Ubiquitous WiFi? Not Here 

By: Carolyn Schuk, 2006-11-01   Viewed: 2439 times    Printed: 69 times    Emailed: 69 times




I've been thinking a lot about EV-DO recently. Not because I'm using it. Quite the opposite. I'm not using it. That's the way I've been thinking about it -- just like a thick steak when you're hungry or that cute tennis player when you're a love-sick teenage girl.

That's because I've been traveling - moving among three northeastern towns ranging from happening Portland ME, to Binghamton, NY -- heartland of upstate New York's economic disaster -- to Honesdale, PA -- a tiny town just out-of-reach of the Pocono vacation crowd. In between I've been in several airports.

One thing all these places have in common is difficulty finding free WiFi -- or any WiFi for that matter.

Where there's WiFi, it's usually not free and, if you're on the move, involves signing up with multiple providers. In San Francisco I could pay $8.00 to AT&T for a day pass. Then, later in the afternoon, I could pay T-Mobile another $8.00 for another day pass to get online in Philadelphia.

When I got to Portland, I was able to use the U. of Southern Maine's network, but only because my friend is on the faculty.

Surprisingly, Honesdale, PA has two cafs offering free WiFi -- but one of them doesn't allow users to send outgoing mail and both of them close at 7:00 p.m.
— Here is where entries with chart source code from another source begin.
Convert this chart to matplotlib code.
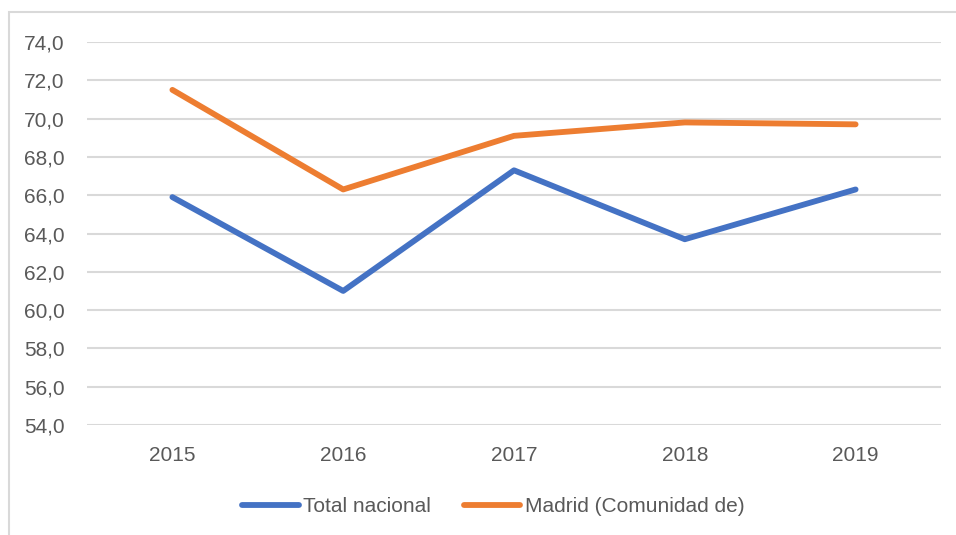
import matplotlib.pyplot as plt
from matplotlib.patches import Rectangle
from matplotlib.ticker import FuncFormatter

years = ["2015", "2016", "2017", "2018", "2019"]
total_nacional = [65.9, 61.0, 67.3, 63.7, 66.3]
madrid = [71.5, 66.3, 69.1, 69.8, 69.7]
y_ticks = [54, 56, 58, 60, 62, 64, 66, 68, 70, 72, 74]

plt.rcParams["font.family"] = ["Liberation Sans Narrow", "Liberation Sans", "DejaVu Sans"]
text_color = "#595959"
fs = 15

fig = plt.figure(figsize=(9.56, 5.35), dpi=100)
ax = fig.add_axes([87 / 956, 1 - 425 / 535, (941 - 87) / 956, (425 - 42) / 535])

x = range(len(years))
ax.plot(x, total_nacional, color="#4472C4", lw=4.2, solid_capstyle="round",
        solid_joinstyle="round", label="Total nacional")
ax.plot(x, madrid, color="#ED7D31", lw=4.2, solid_capstyle="round",
        solid_joinstyle="round", label="Madrid (Comunidad de)")

ax.set_xlim(-0.5, 4.5)
ax.set_ylim(54, 74)
ax.set_yticks(y_ticks)
ax.yaxis.set_major_formatter(FuncFormatter(lambda v, p: f"{v:.1f}".replace(".", ",")))
ax.set_xticks(list(x))
ax.set_xticklabels(years)
ax.grid(axis="y", color="#D9D9D9", lw=1.5)
ax.set_axisbelow(True)
for s in ax.spines.values():
    s.set_visible(False)
ax.tick_params(length=0, labelsize=fs, colors=text_color)
ax.tick_params(axis="y", pad=16)
ax.tick_params(axis="x", pad=15)

leg = fig.legend(loc="center", bbox_to_anchor=(0.516, 1 - 507 / 535), ncol=2,
                 frameon=False, fontsize=fs, handlelength=2.7, handletextpad=0.2,
                 columnspacing=1.6)
for t in leg.get_texts():
    t.set_color(text_color)

# outer chart border (partially outside the image)
fig.patches.append(Rectangle((9 / 956, -0.1), 1.2, 1 - 12 / 535 + 0.1,
                             transform=fig.transFigure, fill=False,
                             edgecolor="#D9D9D9", lw=1.5))

fig.savefig("out.png", dpi=100)
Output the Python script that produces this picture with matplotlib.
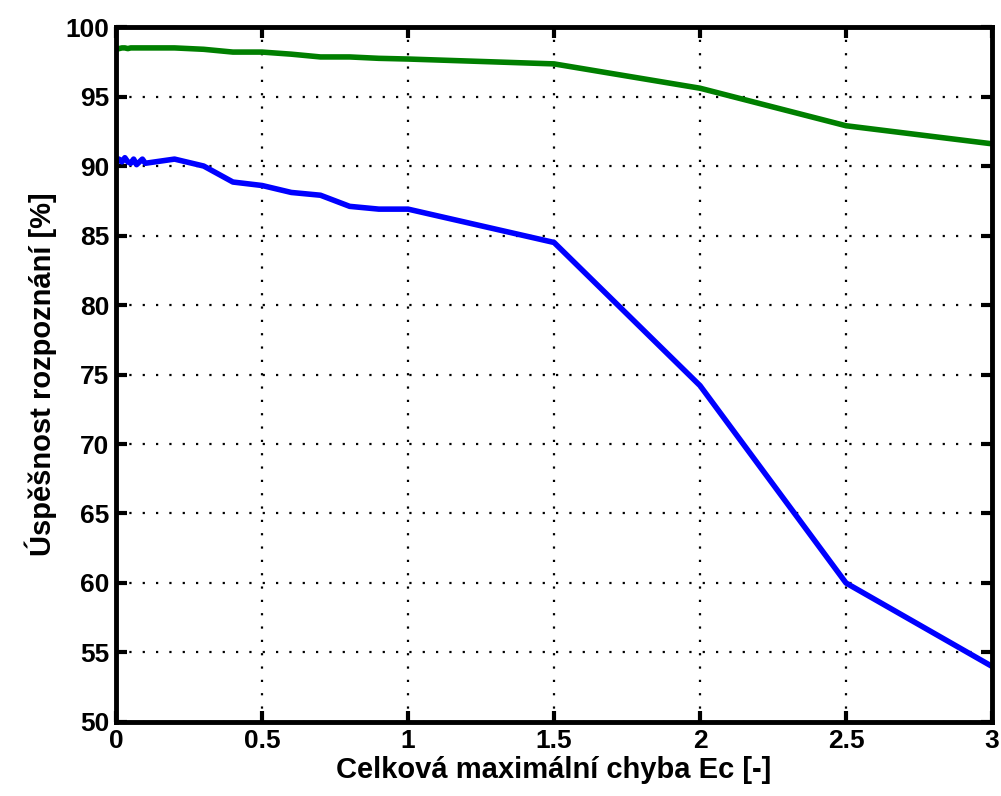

And, Binghamton, well all I need to tell you about Binghamton is that the only place you can ship a package in Binghamton is the Post Office. Forget advanced technology.

Now Philadelphia does have some free WiFi hotspots -- I'm writing this in one -- but the signal is weak and limited to a few (unmarked) locations. Performance feels like a dial-up connection.

Between all these locations and access points, I could hardly manage to get my email -- in the end I resorted to tried and true dial-up. Imagine trying to make a VoIP call.

But while I was doing all this shucking and jiving to stay connected, my Sprint mobile phone worked everywhere - even in the remote corners of rural PA.

Which brings me back to EV-DO. A while ago I wrote a piece on EV-DO after a conversation with Erik Lagerway, SIPthat blogger and CTO of Shift Networks, about VoIP over cellular data networks. A couple of people I spoke with for the story poo-poo'ed EV-DO as too expensive, too limited. Ubiquitous WiFi was going to make it a non-issue.

My report from the field is it's far from a non-issue. And that if staying connected is important, right now EV-DO looks like a better bet.